Financial markets face volatility
The economist also warned of significant volatility in financial markets if the conflict escalates further.
Stock markets in the United States and Europe, as well as global commodity markets, are likely to remain unstable as investors react to geopolitical developments. He cautioned that oil prices could surge dramatically if the conflict intensifies.
“If there is another attack, oil will not stay around $102 or $103 per barrel.

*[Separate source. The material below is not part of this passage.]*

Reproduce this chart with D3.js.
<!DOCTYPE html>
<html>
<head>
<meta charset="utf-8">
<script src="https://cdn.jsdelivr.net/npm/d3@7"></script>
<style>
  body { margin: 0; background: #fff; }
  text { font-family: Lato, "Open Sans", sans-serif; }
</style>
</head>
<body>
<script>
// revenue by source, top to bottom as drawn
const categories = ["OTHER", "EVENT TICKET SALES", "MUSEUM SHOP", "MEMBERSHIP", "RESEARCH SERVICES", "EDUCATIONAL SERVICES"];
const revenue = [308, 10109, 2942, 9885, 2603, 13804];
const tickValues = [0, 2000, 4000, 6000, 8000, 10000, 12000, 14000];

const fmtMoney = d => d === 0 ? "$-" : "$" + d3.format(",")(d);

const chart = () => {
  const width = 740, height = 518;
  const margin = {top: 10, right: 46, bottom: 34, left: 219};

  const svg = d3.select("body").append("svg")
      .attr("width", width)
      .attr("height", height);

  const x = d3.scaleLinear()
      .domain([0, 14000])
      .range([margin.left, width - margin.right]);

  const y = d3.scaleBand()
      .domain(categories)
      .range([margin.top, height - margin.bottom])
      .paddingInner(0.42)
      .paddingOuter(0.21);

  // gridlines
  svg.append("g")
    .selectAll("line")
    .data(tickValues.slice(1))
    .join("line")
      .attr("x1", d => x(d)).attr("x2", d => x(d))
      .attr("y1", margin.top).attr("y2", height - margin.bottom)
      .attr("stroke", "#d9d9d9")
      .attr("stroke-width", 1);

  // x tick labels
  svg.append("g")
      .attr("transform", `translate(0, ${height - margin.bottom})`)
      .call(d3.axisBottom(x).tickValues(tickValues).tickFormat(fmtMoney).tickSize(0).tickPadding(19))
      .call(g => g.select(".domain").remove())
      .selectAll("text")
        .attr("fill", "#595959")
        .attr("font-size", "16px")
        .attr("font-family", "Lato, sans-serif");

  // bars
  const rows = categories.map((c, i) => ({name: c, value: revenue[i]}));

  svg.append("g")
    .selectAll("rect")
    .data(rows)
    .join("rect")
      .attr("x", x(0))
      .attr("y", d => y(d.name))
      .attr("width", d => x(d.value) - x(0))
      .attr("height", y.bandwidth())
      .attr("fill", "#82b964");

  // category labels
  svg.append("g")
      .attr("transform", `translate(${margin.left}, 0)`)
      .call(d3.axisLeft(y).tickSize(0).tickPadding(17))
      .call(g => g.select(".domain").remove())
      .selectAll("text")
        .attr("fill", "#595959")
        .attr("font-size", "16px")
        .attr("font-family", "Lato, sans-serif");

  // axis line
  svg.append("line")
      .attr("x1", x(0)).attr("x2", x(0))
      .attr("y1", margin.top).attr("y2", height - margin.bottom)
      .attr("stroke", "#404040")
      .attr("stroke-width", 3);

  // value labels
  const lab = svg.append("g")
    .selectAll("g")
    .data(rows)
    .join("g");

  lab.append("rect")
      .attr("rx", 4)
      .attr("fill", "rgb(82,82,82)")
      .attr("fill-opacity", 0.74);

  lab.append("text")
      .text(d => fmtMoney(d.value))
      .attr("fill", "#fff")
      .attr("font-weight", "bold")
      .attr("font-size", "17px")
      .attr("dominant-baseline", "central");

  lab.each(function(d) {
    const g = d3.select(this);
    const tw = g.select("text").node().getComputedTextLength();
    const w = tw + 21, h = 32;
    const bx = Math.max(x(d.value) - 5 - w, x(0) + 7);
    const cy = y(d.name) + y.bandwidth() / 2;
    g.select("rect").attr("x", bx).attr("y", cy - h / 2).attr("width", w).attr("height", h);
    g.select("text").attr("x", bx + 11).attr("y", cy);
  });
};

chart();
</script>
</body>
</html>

It could skyrocket to $150 or even $200 per barrel,” Sfakianakis said.
Gulf economies remain resilient
Despite the immediate economic shock, Sfakianakis said Gulf economies are financially resilient due to large sovereign wealth reserves.
Countries such as Saudi Arabia, the United Arab Emirates and Qatar collectively control investment assets worth roughly $6 trillion, providing them with significant financial buffers.
He added that the conflict could accelerate long-term economic restructuring across the Gulf, with governments focusing more on diversification, localization and strategic self-reliance.
“I’m very confident that Gulf economies will remain resilient, but they will operate under a different prism — one focused on self-reliance and stronger regional partnerships,” he said.
Sfakianakis also highlighted the close economic ties between Gulf nations and India, noting that around 10-11 million Indians live and work in the region, making stability in West Asia critical for both economies.
Global economic order may shift
Looking ahead, Sfakianakis warned that prolonged conflict could reshape the global energy and economic order.
Higher energy prices, rising manufacturing costs in Europe, and supply disruptions across Asia could trigger long-lasting structural changes in global trade and energy systems.
“If the war continues, the global impact will be felt by everyone — India, China, Asia and Europe,” he said.
The coming weeks, he added, will be crucial in determining whether the conflict stabilizes or evolves into a broader economic crisis with global consequences.